— What is needed —
Copy every line of the following data that includes the string "with".

— Provided records —
**********

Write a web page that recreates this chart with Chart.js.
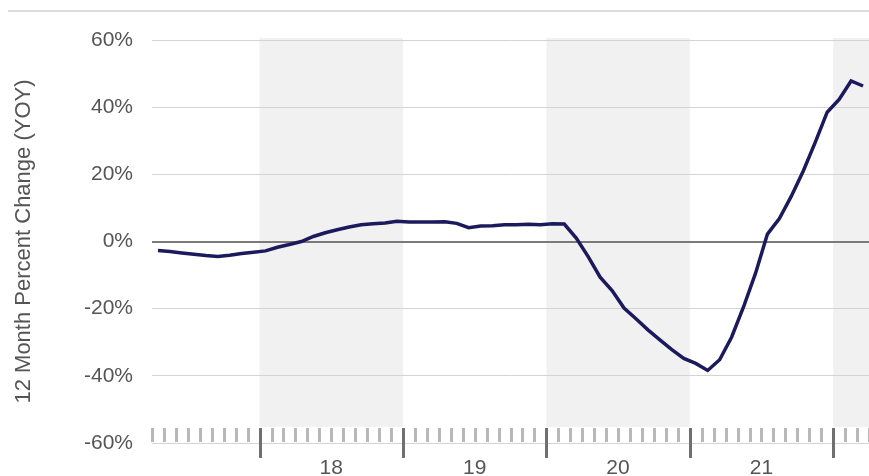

**********

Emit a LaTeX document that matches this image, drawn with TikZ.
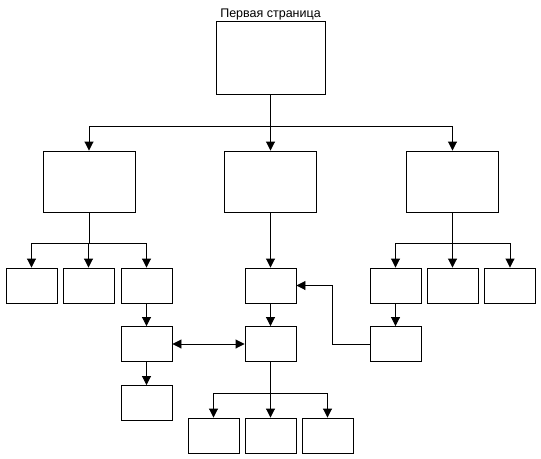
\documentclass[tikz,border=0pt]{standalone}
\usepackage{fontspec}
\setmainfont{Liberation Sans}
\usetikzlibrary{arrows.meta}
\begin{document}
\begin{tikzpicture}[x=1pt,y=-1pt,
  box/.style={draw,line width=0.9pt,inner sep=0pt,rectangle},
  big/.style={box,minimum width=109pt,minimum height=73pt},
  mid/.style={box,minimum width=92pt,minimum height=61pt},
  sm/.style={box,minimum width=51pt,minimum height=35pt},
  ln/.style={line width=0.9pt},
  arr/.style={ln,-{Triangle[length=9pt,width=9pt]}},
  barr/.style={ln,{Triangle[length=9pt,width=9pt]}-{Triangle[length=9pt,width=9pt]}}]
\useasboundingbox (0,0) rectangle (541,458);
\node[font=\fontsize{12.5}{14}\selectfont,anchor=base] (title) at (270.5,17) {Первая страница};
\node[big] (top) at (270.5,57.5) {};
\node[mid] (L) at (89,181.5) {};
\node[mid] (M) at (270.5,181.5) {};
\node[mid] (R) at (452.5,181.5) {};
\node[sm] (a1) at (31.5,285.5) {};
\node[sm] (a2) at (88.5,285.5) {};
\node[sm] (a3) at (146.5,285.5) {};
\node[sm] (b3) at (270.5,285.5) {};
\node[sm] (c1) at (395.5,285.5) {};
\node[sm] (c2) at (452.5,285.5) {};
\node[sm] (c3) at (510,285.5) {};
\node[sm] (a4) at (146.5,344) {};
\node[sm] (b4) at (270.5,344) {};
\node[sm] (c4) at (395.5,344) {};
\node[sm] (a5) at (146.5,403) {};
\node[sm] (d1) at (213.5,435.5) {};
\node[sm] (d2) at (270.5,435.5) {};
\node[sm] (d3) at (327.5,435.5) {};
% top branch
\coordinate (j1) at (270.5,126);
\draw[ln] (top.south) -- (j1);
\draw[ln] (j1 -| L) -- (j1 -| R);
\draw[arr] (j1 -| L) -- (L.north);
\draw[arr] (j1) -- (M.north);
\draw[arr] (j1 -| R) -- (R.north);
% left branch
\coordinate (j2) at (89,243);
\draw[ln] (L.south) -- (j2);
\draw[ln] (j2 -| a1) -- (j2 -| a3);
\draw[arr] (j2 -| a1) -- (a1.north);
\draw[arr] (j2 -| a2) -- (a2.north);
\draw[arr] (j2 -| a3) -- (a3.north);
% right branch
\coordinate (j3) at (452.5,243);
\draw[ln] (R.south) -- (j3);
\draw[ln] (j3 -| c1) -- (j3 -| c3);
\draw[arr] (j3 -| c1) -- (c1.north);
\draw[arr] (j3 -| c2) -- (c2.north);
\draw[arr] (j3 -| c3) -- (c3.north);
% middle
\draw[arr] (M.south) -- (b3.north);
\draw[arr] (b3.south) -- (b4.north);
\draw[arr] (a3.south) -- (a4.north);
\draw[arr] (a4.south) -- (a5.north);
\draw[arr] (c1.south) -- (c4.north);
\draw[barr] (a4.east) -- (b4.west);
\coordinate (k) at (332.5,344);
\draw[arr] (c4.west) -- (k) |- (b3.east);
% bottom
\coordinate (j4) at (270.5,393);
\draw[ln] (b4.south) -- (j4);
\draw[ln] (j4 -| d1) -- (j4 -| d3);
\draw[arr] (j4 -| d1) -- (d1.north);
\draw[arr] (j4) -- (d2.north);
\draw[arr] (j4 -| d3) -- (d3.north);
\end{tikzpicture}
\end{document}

**********

— Written answer —
Write a web page that recreates this chart with Chart.js.
Emit a LaTeX document that matches this image, drawn with TikZ.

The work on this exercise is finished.